Backlog #5: The Searchers (1956)

I mentioned earlier about playing bastards. John Wayne in The Searchers is probably as grand a bastard as the cinema has seen. He’s a confederate soldier returned from the war to his family, who soon after are massacred by the Comanche, except for his five year old niece, who is kidnapped. The film becomes his trail of vengeance, as he goes looking for her, expecting trouble.

Wayne as Ethan Edwards is dominant: nothing in life is as contemptuous as his delivery of the word “Comanche”. It’s fascinating: the great American actor playing at the surface, a great American hero. But no: whilst his down to earth charisma works its magic on the audience, we’re confronted by the uneasy reality that Edwards is barely short of a psychopath, a man driven to madness by his desire for revenge.

I’m nothing of an aficionado for westerns: I’ve never watched more than the fingers on my hand, so I’m can’t place Ford or Wayne in much of a context. The Searchers is at one level a rollicking adventure pursuit; at another as I’ve alluded to, an intense psychological study. It is all within the framework of Ford’s widescreen presentation of the west; an infinite territory of nature within which man and his quarrels and even his culture are swallowed up.

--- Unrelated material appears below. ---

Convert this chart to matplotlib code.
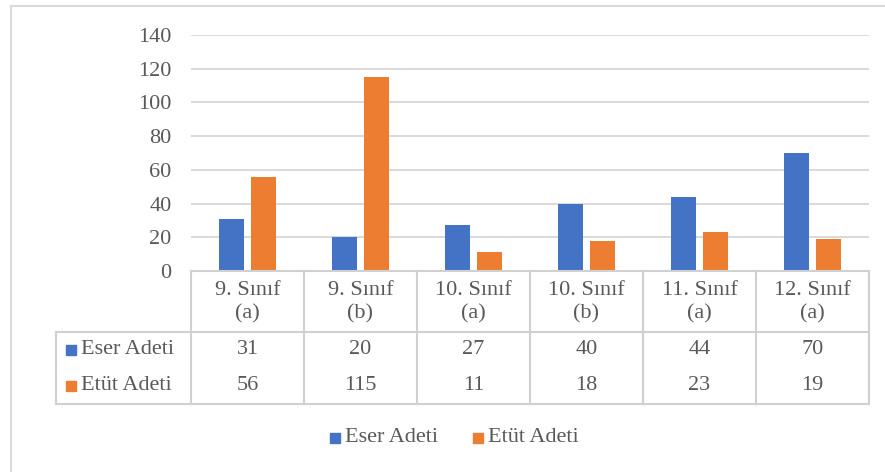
import numpy as np
import matplotlib.pyplot as plt
from matplotlib.patches import Rectangle
from matplotlib.lines import Line2D

categories = ["9. Sınıf\n(a)", "9. Sınıf\n(b)", "10. Sınıf\n(a)", "10. Sınıf\n(b)", "11. Sınıf\n(a)", "12. Sınıf\n(a)"]
series_names = ["Eser Adeti", "Etüt Adeti"]
eser = [31, 20, 27, 40, 44, 70]
etut = [56, 115, 11, 18, 23, 19]
yticks = [0, 20, 40, 60, 80, 100, 120, 140]

blue = "#4472C4"
orange = "#ED7D31"
grey_txt = "#595959"
line_col = "#d9d9d9"
fs = 16

plt.rcParams['font.family'] = ['Liberation Serif', 'DejaVu Serif']

W, H = 885, 472
fig = plt.figure(figsize=(W / 100, H / 100), dpi=100)

def fx(px):
    return px / W

def fy(py):
    return 1 - py / H

# chart frame
fig.add_artist(Line2D([fx(11), fx(11)], [fy(6), 0], color=line_col, lw=1.5))
fig.add_artist(Line2D([fx(11), 1], [fy(6), fy(6)], color=line_col, lw=1.5))

left, right, top, zero = 191, 869, 35, 271
ax = fig.add_axes([fx(left), fy(zero), fx(right - left), (zero - top) / H])
x = np.arange(len(categories))
w = 0.22
ax.bar(x - 0.14, eser, w, color=blue, zorder=3)
ax.bar(x + 0.14, etut, w, color=orange, zorder=3)
ax.set_xlim(-0.5, len(categories) - 0.5)
ax.set_ylim(0, 140)
ax.set_yticks(yticks)
ax.yaxis.grid(True, color=line_col, lw=1.4)
ax.set_axisbelow(True)
for s in ax.spines.values():
    s.set_visible(False)
ax.tick_params(axis='y', length=0, pad=14, labelsize=fs, labelcolor=grey_txt)
ax.set_xticks([])

# data table below, in pixel rows
tbl_left, hdr_bot, tbl_bot = 56, 332, 404
ppu = (right - left) / len(categories)
xl = -0.5 - (left - tbl_left) / ppu
ta = fig.add_axes([fx(tbl_left), fy(tbl_bot), fx(right - tbl_left), (tbl_bot - zero) / H])
ta.set_xlim(xl, len(categories) - 0.5)
ta.set_ylim(tbl_bot, zero)
ta.axis('off')
tc = "#d0d0d0"
lw = 1.5
ta.plot([-0.5, len(categories) - 0.5], [zero, zero], color=tc, lw=lw, clip_on=False)
ta.plot([xl, len(categories) - 0.5], [hdr_bot, hdr_bot], color=tc, lw=lw, clip_on=False)
ta.plot([xl, len(categories) - 0.5], [tbl_bot, tbl_bot], color=tc, lw=lw, clip_on=False)
ta.plot([xl, xl], [hdr_bot, tbl_bot], color=tc, lw=lw, clip_on=False)
for b in np.arange(len(categories) + 1) - 0.5:
    ta.plot([b, b], [zero, tbl_bot], color=tc, lw=lw, clip_on=False)

for i, c in enumerate(categories):
    ta.text(i, 302, c, ha='center', va='center', fontsize=fs, color=grey_txt, linespacing=1.3)
    ta.text(i, 350, str(eser[i]), ha='center', va='center', fontsize=fs, color=grey_txt)
    ta.text(i, 386, str(etut[i]), ha='center', va='center', fontsize=fs, color=grey_txt)

for name, col, py in [(series_names[0], blue, 350), (series_names[1], orange, 386)]:
    fig.add_artist(Rectangle((fx(66), fy(py + 5)), fx(10), 10 / H, color=col))
    fig.text(fx(81), fy(py), name, ha='left', va='center', fontsize=fs, color=grey_txt)

# legend
for name, col, px in [(series_names[0], blue, 330), (series_names[1], orange, 473)]:
    fig.add_artist(Rectangle((fx(px), fy(443)), fx(10), 10 / H, color=col))
    fig.text(fx(px + 15), fy(438), name, ha='left', va='center', fontsize=fs, color=grey_txt)

fig.savefig("out.png", dpi=100)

The awesomeness of this, merged with the power of Wayne is the film’s majestic strength. I found the humour, main via the character of Martin but also Wayne’s occasional diversions into geniality, a little incongruous. The film also moves a little interminably towards its climax – although we know that this film is a genre western, we can easily sense the themes that Ford is exploring and whilst fascinating it can be a grim and provoking experience.